:: EXERCISE ::
For the copy, please give all of the data again exactly and leave the pictures out.

:: INFORMATION SHOWN ::
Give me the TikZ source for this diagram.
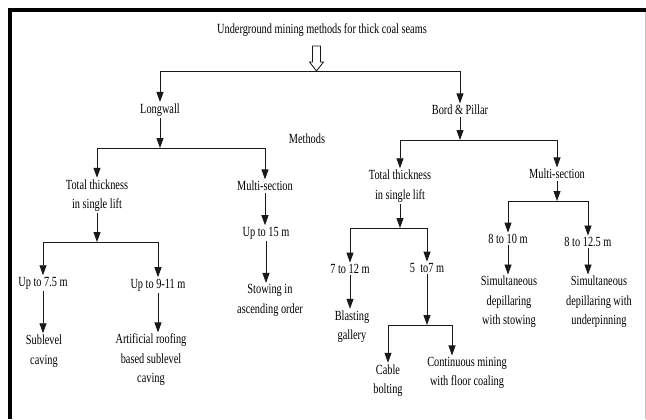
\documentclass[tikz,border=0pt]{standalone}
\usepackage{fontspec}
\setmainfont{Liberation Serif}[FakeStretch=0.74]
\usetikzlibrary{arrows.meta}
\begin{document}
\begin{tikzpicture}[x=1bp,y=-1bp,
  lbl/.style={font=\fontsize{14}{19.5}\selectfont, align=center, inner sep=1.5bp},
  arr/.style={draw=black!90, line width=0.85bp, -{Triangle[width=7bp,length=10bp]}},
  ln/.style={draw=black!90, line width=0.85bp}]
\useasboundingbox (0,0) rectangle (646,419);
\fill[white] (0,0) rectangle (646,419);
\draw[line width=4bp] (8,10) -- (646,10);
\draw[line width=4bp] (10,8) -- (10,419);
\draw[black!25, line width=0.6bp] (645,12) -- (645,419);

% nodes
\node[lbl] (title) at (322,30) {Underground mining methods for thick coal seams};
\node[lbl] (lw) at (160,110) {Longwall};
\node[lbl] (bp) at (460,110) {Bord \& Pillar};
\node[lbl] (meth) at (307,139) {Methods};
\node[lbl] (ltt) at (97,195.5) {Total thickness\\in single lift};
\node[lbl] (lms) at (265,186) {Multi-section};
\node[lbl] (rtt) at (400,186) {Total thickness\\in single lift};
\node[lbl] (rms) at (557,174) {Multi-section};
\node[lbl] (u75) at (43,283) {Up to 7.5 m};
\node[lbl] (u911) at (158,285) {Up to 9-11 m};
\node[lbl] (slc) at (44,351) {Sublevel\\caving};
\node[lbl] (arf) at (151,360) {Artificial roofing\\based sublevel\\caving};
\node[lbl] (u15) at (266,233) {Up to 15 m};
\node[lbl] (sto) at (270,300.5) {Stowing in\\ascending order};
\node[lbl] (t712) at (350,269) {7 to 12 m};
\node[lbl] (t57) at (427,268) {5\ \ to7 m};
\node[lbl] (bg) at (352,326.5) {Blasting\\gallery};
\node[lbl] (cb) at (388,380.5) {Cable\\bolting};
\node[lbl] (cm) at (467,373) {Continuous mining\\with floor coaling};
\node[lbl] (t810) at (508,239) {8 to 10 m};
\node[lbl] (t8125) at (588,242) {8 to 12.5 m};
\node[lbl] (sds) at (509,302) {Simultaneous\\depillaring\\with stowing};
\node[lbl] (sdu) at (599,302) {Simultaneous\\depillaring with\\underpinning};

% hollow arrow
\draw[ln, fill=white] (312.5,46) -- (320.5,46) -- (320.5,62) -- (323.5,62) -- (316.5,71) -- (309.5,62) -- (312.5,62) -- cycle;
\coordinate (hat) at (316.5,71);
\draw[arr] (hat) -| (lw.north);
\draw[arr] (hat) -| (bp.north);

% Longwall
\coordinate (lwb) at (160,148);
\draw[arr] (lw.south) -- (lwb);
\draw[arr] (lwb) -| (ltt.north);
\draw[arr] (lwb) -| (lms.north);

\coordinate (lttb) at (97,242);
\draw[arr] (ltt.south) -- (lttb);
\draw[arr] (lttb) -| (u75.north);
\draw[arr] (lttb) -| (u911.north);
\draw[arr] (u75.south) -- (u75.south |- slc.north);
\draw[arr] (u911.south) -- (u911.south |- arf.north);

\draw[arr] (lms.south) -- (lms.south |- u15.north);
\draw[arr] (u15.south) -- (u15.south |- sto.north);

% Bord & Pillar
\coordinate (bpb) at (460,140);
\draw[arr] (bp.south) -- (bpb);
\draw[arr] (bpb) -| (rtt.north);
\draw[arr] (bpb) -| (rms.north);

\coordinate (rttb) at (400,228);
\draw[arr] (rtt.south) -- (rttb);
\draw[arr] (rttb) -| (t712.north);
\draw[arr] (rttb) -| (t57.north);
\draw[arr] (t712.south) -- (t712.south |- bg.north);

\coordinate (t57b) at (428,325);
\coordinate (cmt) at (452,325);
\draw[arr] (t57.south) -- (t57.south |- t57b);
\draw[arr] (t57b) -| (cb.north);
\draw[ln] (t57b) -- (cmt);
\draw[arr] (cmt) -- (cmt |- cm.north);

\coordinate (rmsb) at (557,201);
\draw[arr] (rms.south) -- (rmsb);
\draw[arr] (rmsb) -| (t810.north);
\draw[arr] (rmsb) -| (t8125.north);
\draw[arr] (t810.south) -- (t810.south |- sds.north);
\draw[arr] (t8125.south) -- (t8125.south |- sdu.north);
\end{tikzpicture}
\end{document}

:: RESPONSE TO THIS EXERCISE ::
Give me the TikZ source for this diagram.
\documentclass[tikz,border=0pt]{standalone}
\usepackage{fontspec}
\setmainfont{Liberation Serif}[FakeStretch=0.74]
\usetikzlibrary{arrows.meta}
\begin{document}
\begin{tikzpicture}[x=1bp,y=-1bp,
  lbl/.style={font=\fontsize{14}{19.5}\selectfont, align=center, inner sep=1.5bp},
  arr/.style={draw=black!90, line width=0.85bp, -{Triangle[width=7bp,length=10bp]}},
  ln/.style={draw=black!90, line width=0.85bp}]
\useasboundingbox (0,0) rectangle (646,419);
\fill[white] (0,0) rectangle (646,419);
\draw[line width=4bp] (8,10) -- (646,10);
\draw[line width=4bp] (10,8) -- (10,419);
\draw[black!25, line width=0.6bp] (645,12) -- (645,419);

% nodes
\node[lbl] (title) at (322,30) {Underground mining methods for thick coal seams};
\node[lbl] (lw) at (160,110) {Longwall};
\node[lbl] (bp) at (460,110) {Bord \& Pillar};
\node[lbl] (meth) at (307,139) {Methods};
\node[lbl] (ltt) at (97,195.5) {Total thickness\\in single lift};
\node[lbl] (lms) at (265,186) {Multi-section};
\node[lbl] (rtt) at (400,186) {Total thickness\\in single lift};
\node[lbl] (rms) at (557,174) {Multi-section};
\node[lbl] (u75) at (43,283) {Up to 7.5 m};
\node[lbl] (u911) at (158,285) {Up to 9-11 m};
\node[lbl] (slc) at (44,351) {Sublevel\\caving};
\node[lbl] (arf) at (151,360) {Artificial roofing\\based sublevel\\caving};
\node[lbl] (u15) at (266,233) {Up to 15 m};
\node[lbl] (sto) at (270,300.5) {Stowing in\\ascending order};
\node[lbl] (t712) at (350,269) {7 to 12 m};
\node[lbl] (t57) at (427,268) {5\ \ to7 m};
\node[lbl] (bg) at (352,326.5) {Blasting\\gallery};
\node[lbl] (cb) at (388,380.5) {Cable\\bolting};
\node[lbl] (cm) at (467,373) {Continuous mining\\with floor coaling};
\node[lbl] (t810) at (508,239) {8 to 10 m};
\node[lbl] (t8125) at (588,242) {8 to 12.5 m};
\node[lbl] (sds) at (509,302) {Simultaneous\\depillaring\\with stowing};
\node[lbl] (sdu) at (599,302) {Simultaneous\\depillaring with\\underpinning};

% hollow arrow
\draw[ln, fill=white] (312.5,46) -- (320.5,46) -- (320.5,62) -- (323.5,62) -- (316.5,71) -- (309.5,62) -- (312.5,62) -- cycle;
\coordinate (hat) at (316.5,71);
\draw[arr] (hat) -| (lw.north);
\draw[arr] (hat) -| (bp.north);

% Longwall
\coordinate (lwb) at (160,148);
\draw[arr] (lw.south) -- (lwb);
\draw[arr] (lwb) -| (ltt.north);
\draw[arr] (lwb) -| (lms.north);

\coordinate (lttb) at (97,242);
\draw[arr] (ltt.south) -- (lttb);
\draw[arr] (lttb) -| (u75.north);
\draw[arr] (lttb) -| (u911.north);
\draw[arr] (u75.south) -- (u75.south |- slc.north);
\draw[arr] (u911.south) -- (u911.south |- arf.north);

\draw[arr] (lms.south) -- (lms.south |- u15.north);
\draw[arr] (u15.south) -- (u15.south |- sto.north);

% Bord & Pillar
\coordinate (bpb) at (460,140);
\draw[arr] (bp.south) -- (bpb);
\draw[arr] (bpb) -| (rtt.north);
\draw[arr] (bpb) -| (rms.north);

\coordinate (rttb) at (400,228);
\draw[arr] (rtt.south) -- (rttb);
\draw[arr] (rttb) -| (t712.north);
\draw[arr] (rttb) -| (t57.north);
\draw[arr] (t712.south) -- (t712.south |- bg.north);

\coordinate (t57b) at (428,325);
\coordinate (cmt) at (452,325);
\draw[arr] (t57.south) -- (t57.south |- t57b);
\draw[arr] (t57b) -| (cb.north);
\draw[ln] (t57b) -- (cmt);
\draw[arr] (cmt) -- (cmt |- cm.north);

\coordinate (rmsb) at (557,201);
\draw[arr] (rms.south) -- (rmsb);
\draw[arr] (rmsb) -| (t810.north);
\draw[arr] (rmsb) -| (t8125.north);
\draw[arr] (t810.south) -- (t810.south |- sds.north);
\draw[arr] (t8125.south) -- (t8125.south |- sdu.north);
\end{tikzpicture}
\end{document}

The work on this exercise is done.